Мысли Проценко прервал подъехавший к нему на машине Шеповалов. Он доложил Проценко о ходе боя на левом фланге, вернее, уже не о ходе боя, а о ходе преследования. Потом, поймав взгляд Проценко, он тоже несколько секунд рассматривал проходивших бойцов.
— Взяли все-таки город, — сказал он. — Гоним немцев. Подумайте, товарищ полковник, как бы мы их сейчас погнали, если бы у нас была кадровая дивизия, полнокомплектная, с которой войну начинали.
— Такая, с какой войну начинали? — переспросил Проценко. — Нет, Анатолий Дмитриевич, не правы вы. С такой дивизией медленнее бы сейчас гнали немцев. Хорошая была дивизия, но та, что сейчас у нас с вами, — лучше. И мы с вами лучше, и командиры наши лучше.
— Ну, та все-таки кадровая была, — сказал Шеповалов.
— Это тоже кадровая, — ответил Проценко. — Еще более кадровая, чем та. — Он показал пальцем на улицу, по которой проходили войска. — Вот и мы с вами, и они — все, кто есть, теперь с университетским образованием, а войну начинали только со школьным, потому что все довоенное — это школа, а университет — война, только война. Вы так говорите, Анатолий Дмитриевич, потому, что в начале войны из запаса пришли и сами себя не цените: все вам кажется, что вы еще немного штатский человек. А вы сейчас самый что ни на есть кадровый — более кадровый, чем я сам в начале войны был, хоть до этого пятнадцать лет в армии пробарабанил. Ну что же, — добавил он уже другим, официальным тоном, — подыскивайте помещение для штаба. Распоряжайтесь преследованием. Мне сейчас Вася квартиру найдет, я лягу до вечера.
С подъехавшего грузовика соскочил майор Гвоздев и, подбежав к Проценко, отрапортовал. Проценко, усталым движением поднеся руку к козырьку, посмотрел на его сапоги. Гвоздев весело кивнул на грузовик.
— Первую партию привез, — сказал он. — На плечах вытащили.
— А где остальные? — спросил Проценко.
— К ночи будут.
— Хорошо. Можете идти. Ну, — повернулся он к подошедшему Васе, — нашел квартиру?
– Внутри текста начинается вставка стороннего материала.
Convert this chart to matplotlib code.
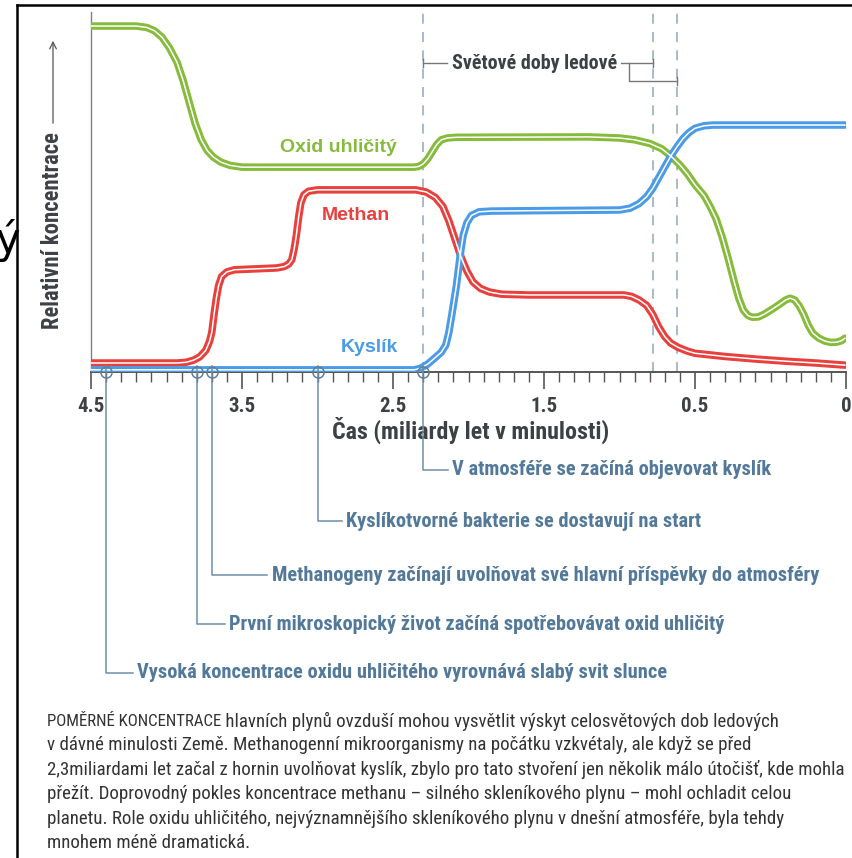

— Нашел, товарищ полковник! И кровать для вас застелена.
— Вечером проведай меня, Анатолий Дмитриевич, — сказал Проценко Шеповалову, усаживаясь поудобнее в машину и запахивая бурку.
Он посмотрел вверх, на разорванные белые облачка, на начинавшее голубеть небо, и добавил:
— Я к вечеру поднимусь; наверное, лучше станет. Уж больно погода сегодня хорошая.